Elementi della mostra inaugurale rimarranno per un po’ nella nostra galleria/project room per essere studiati dagli artisti in residenza, che poi creeranno una nuova opera in dialogo con la mostra. Quindi sostituiremo alcuni elementi della mostra inaugurale originale con nuovo materiale dei nostri residenti e collaboratori esterni per “rinfrescare” il discorso visivo. Questo progetto rimarrà per almeno due anni, durante i quali lavoreremo allo sviluppo di nuove mostre.
Avete programmi specifici dedicati alle problematiche della nostra epoca, come i diritti umani, la democrazia, l’immigrazione, la tutela dell’ambiente?
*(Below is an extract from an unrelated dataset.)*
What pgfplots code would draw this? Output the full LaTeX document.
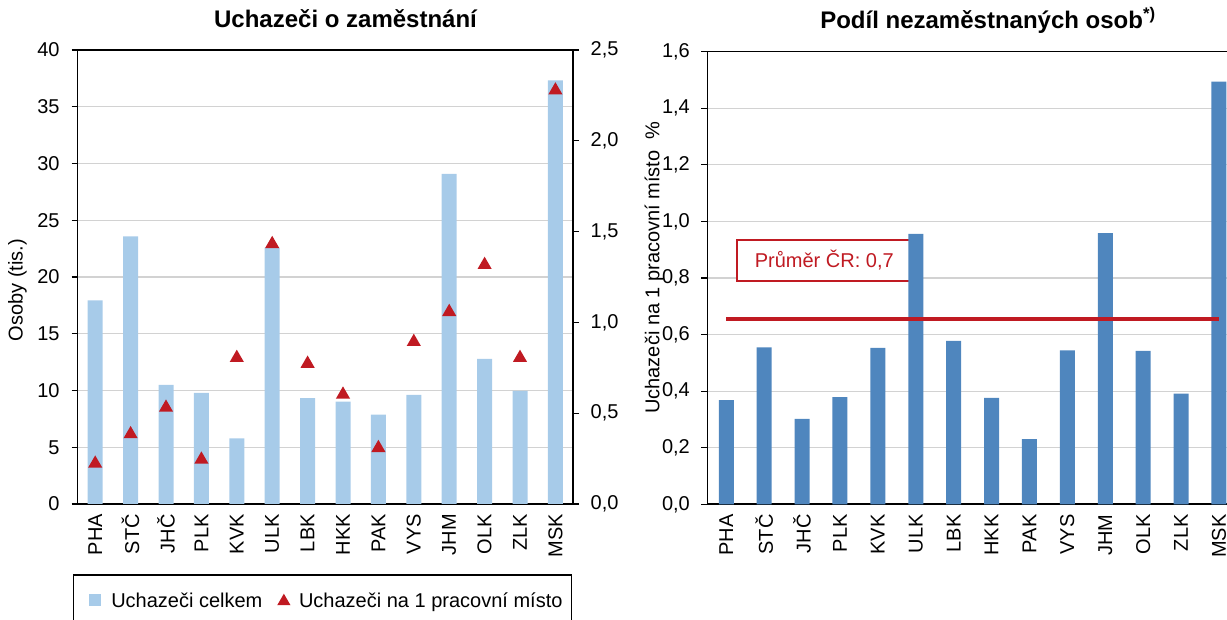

La nostra agenda di ricerca, così come le attività artistiche, verteranno sul modo in cui gli artisti dello Zambia e altri attori culturali locali percepiscono il mondo che li circonda. Intendiamo radicare tutte le nostre attività in ciò che è rilevante e più urgente per gli artisti, la gente comune e il Paese che consideriamo la nostra casa; perché è lì che deve indirizzarsi prima di tutto il nostro senso di solidarietà.
Lo Zambia è un Paese giovane. In meno di 140 anni, il territorio è passato dall’essere un avamposto coloniale britannico per interessi commerciali, all’essere, 57 anni fa, uno Stato indipendente. Sullo sfondo di quella storia pre-coloniale, coloniale e post-coloniale, le persone di lingua bantu emigrate principalmente dai regni Luba-Lunda dell’odierno Congo si erano stabilite all’interno e attorno agli attuali confini politici, stabilendo regni separati. Poi, insieme agli inglesi, con il tempo si stabilirono qui anche piccoli gruppi di indiani e comunità ebraiche. Questa breve storia parla di emigrazione, colonialismo, geografia e soprattutto “ibridità”, un tema che sarà uno dei cardini più importanti in alcuni dei nostri progetti.
In quanto artista, come avverti il tuo ruolo nella società contemporanea?
L’arte contemporanea è essenziale per la stessa società contemporanea. Così come abbiamo bisogno di un medico per curare i malati e i feriti, abbiamo bisogno dell’artista. Detto questo, l’arte del pensiero coinvolge tutti i nostri sensi e suggerisce audacemente nuove prospettive e comprensioni, ho scelto consapevolmente di creare un qualcosa che contribuirà a migliorare questo dibattito. Lavoro con questioni ricorrenti che influenzano lo stato della condizione umana, come il conflitto derivante da meccanismi di identità artificiali e divisivi, o il pregiudizio infondato e non scientifico nei confronti di una qualsiasi identità “altra”.
La mia attenzione è anche orientata ad aumentare la consapevolezza di ciò che la combinazione fra la diaspora, l’ibridità e l’identità può fare per dissipare questo conflitto.
Il mio approccio nell’affrontare questi problemi ha prospettive e mezzi diversi, perché nessuno di essi, da solo, soddisfa pienamente i miei obiettivi. Quindi, anche se mi identifico come scultore, lavoro ugualmente con immagini, video, performance e testo. Attingo deliberatamente da altri campi del sapere come le neuroscienze, l’astronomia e persino la linguistica, al di fuori dei confini tradizionali delle arti visive, perché tutte le discipline che definiscono l’umanità sono interdipendenti.